GIVEN DATA>
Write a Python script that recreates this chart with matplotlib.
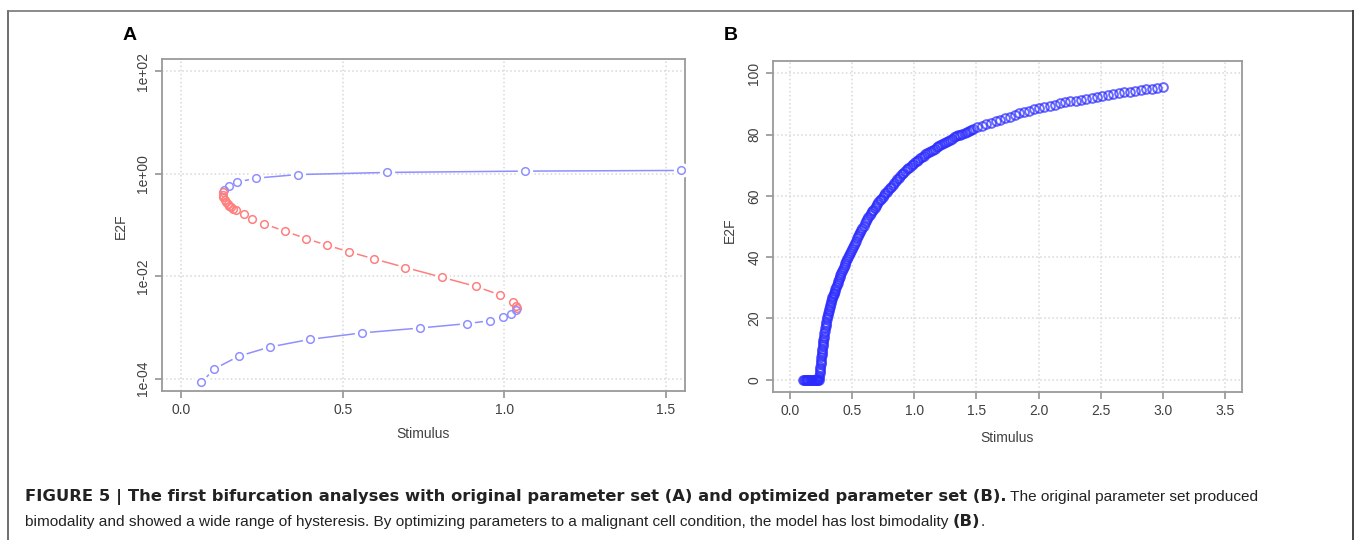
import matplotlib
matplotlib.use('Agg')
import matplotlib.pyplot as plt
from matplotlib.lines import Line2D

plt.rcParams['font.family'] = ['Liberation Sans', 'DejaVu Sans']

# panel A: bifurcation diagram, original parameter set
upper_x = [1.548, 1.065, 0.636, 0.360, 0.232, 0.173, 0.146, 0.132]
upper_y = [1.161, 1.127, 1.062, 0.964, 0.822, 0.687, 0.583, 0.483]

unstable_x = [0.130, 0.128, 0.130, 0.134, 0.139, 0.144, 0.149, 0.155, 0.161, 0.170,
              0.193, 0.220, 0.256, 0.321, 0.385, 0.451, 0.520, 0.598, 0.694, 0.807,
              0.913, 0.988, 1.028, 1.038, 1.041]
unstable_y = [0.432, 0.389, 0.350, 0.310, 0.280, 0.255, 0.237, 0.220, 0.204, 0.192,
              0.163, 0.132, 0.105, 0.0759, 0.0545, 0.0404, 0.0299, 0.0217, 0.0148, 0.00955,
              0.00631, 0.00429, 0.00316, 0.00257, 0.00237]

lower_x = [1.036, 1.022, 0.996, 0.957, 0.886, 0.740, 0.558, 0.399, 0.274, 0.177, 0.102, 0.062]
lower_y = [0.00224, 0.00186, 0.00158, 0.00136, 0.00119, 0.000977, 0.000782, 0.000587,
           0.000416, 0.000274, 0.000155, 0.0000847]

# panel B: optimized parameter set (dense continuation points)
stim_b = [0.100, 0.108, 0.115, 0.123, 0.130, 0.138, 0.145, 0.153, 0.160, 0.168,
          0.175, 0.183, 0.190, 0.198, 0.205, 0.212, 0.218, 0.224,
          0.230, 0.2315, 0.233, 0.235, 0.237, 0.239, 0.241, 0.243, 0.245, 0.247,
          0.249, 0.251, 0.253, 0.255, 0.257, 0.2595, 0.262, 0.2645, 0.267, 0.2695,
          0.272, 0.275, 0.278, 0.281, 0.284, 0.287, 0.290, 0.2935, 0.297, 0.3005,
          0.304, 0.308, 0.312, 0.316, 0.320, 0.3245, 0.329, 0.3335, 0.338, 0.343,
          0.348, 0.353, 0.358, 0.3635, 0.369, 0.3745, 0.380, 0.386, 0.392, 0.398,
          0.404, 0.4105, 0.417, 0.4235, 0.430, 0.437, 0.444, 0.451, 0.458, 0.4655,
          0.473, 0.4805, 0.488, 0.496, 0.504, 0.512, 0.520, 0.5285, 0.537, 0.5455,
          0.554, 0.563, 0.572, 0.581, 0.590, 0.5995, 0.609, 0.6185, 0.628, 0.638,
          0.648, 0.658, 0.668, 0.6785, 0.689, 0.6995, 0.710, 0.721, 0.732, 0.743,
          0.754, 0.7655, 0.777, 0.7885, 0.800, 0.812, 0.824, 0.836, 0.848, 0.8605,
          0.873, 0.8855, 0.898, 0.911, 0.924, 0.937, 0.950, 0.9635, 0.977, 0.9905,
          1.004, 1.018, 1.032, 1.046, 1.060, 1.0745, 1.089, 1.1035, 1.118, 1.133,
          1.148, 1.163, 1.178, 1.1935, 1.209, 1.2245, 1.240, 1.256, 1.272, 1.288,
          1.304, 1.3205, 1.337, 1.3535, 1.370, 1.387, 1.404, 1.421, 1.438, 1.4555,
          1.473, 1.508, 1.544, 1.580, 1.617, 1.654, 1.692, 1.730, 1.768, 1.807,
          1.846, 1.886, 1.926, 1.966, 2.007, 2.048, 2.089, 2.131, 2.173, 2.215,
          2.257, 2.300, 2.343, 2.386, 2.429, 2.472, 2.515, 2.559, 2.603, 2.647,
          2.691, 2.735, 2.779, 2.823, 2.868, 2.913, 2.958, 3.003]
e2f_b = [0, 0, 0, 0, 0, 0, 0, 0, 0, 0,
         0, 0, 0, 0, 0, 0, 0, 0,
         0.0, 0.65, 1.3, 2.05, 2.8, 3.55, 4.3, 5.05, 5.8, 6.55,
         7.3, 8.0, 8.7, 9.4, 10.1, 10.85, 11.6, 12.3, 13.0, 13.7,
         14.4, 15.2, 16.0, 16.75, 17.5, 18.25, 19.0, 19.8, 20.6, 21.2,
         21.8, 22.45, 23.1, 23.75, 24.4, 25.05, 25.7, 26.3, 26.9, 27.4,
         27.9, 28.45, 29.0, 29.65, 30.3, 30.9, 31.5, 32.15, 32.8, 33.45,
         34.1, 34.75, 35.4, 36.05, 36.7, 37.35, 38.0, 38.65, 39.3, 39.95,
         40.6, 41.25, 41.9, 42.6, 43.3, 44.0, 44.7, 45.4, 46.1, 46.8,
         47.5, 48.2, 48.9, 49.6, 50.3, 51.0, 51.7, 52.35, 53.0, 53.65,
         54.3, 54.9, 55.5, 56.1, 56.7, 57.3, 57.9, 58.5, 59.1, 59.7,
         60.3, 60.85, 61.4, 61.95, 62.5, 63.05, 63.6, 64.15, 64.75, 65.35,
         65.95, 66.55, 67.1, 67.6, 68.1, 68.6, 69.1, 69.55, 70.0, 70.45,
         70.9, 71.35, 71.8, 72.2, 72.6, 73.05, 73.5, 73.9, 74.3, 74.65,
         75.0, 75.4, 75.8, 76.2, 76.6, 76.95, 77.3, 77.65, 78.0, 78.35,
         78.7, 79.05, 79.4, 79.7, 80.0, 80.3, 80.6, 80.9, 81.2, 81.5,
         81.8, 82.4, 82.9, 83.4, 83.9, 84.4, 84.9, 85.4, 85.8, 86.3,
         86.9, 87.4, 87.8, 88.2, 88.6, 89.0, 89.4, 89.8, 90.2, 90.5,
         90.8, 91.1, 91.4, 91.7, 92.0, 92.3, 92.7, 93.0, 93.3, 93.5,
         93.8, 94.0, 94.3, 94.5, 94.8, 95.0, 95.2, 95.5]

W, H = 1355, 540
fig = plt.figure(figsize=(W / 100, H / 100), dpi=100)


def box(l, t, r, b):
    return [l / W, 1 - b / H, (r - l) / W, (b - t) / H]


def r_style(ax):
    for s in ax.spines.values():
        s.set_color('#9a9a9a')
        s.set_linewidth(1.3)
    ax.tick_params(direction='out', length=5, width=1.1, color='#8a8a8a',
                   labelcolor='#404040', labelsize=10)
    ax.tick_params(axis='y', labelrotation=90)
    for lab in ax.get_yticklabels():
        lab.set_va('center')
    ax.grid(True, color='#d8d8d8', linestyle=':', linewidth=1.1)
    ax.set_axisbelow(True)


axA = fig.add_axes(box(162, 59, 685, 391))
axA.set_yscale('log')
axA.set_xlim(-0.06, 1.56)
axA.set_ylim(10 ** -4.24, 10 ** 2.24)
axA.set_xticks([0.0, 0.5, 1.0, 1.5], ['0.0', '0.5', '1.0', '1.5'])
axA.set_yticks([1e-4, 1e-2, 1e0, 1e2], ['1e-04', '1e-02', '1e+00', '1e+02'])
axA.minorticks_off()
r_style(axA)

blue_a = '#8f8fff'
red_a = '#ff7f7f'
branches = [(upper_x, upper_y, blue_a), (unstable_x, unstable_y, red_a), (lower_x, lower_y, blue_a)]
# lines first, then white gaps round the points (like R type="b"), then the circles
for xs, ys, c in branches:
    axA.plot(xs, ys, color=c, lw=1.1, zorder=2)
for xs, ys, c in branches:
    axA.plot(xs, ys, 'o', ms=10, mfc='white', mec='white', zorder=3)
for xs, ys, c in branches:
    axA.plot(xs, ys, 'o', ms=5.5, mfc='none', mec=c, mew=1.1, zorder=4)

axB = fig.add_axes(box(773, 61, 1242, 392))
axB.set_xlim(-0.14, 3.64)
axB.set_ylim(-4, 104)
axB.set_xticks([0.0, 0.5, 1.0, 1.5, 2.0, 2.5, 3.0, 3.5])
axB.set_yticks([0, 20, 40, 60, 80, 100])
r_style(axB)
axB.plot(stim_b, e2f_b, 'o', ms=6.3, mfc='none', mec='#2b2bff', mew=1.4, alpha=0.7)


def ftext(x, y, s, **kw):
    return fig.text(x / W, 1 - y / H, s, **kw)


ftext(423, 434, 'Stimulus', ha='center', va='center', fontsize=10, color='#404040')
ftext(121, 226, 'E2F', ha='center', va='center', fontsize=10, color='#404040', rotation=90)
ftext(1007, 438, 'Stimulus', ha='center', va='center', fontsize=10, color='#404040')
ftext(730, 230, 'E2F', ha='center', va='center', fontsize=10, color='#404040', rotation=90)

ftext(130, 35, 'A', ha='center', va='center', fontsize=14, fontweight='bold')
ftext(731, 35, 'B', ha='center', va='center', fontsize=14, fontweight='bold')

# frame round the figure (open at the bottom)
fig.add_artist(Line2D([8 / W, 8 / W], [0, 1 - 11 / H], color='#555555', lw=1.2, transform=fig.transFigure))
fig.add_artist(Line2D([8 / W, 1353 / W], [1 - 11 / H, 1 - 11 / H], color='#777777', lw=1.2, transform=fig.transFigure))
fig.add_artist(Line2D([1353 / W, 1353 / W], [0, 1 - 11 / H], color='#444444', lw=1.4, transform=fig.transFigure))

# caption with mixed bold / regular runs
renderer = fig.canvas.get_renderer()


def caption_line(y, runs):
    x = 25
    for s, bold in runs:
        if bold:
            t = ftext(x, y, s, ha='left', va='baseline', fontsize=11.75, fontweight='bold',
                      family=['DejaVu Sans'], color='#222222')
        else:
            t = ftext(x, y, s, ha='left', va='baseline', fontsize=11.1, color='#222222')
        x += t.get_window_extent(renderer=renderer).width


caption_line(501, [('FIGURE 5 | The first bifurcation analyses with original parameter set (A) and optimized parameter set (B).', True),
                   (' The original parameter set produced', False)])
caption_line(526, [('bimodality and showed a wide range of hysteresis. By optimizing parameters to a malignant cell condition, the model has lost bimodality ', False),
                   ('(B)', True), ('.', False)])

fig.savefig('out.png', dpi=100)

REQUEST> Pictures excluded, repeat exactly the lines from the top of the material through the line with "0.000416, 0.000274, 0.000155, 0.0000847]", including both of those lines.

RESPONSE>
Write a Python script that recreates this chart with matplotlib.
import matplotlib
matplotlib.use('Agg')
import matplotlib.pyplot as plt
from matplotlib.lines import Line2D

plt.rcParams['font.family'] = ['Liberation Sans', 'DejaVu Sans']

# panel A: bifurcation diagram, original parameter set
upper_x = [1.548, 1.065, 0.636, 0.360, 0.232, 0.173, 0.146, 0.132]
upper_y = [1.161, 1.127, 1.062, 0.964, 0.822, 0.687, 0.583, 0.483]

unstable_x = [0.130, 0.128, 0.130, 0.134, 0.139, 0.144, 0.149, 0.155, 0.161, 0.170,
              0.193, 0.220, 0.256, 0.321, 0.385, 0.451, 0.520, 0.598, 0.694, 0.807,
              0.913, 0.988, 1.028, 1.038, 1.041]
unstable_y = [0.432, 0.389, 0.350, 0.310, 0.280, 0.255, 0.237, 0.220, 0.204, 0.192,
              0.163, 0.132, 0.105, 0.0759, 0.0545, 0.0404, 0.0299, 0.0217, 0.0148, 0.00955,
              0.00631, 0.00429, 0.00316, 0.00257, 0.00237]

lower_x = [1.036, 1.022, 0.996, 0.957, 0.886, 0.740, 0.558, 0.399, 0.274, 0.177, 0.102, 0.062]
lower_y = [0.00224, 0.00186, 0.00158, 0.00136, 0.00119, 0.000977, 0.000782, 0.000587,
           0.000416, 0.000274, 0.000155, 0.0000847]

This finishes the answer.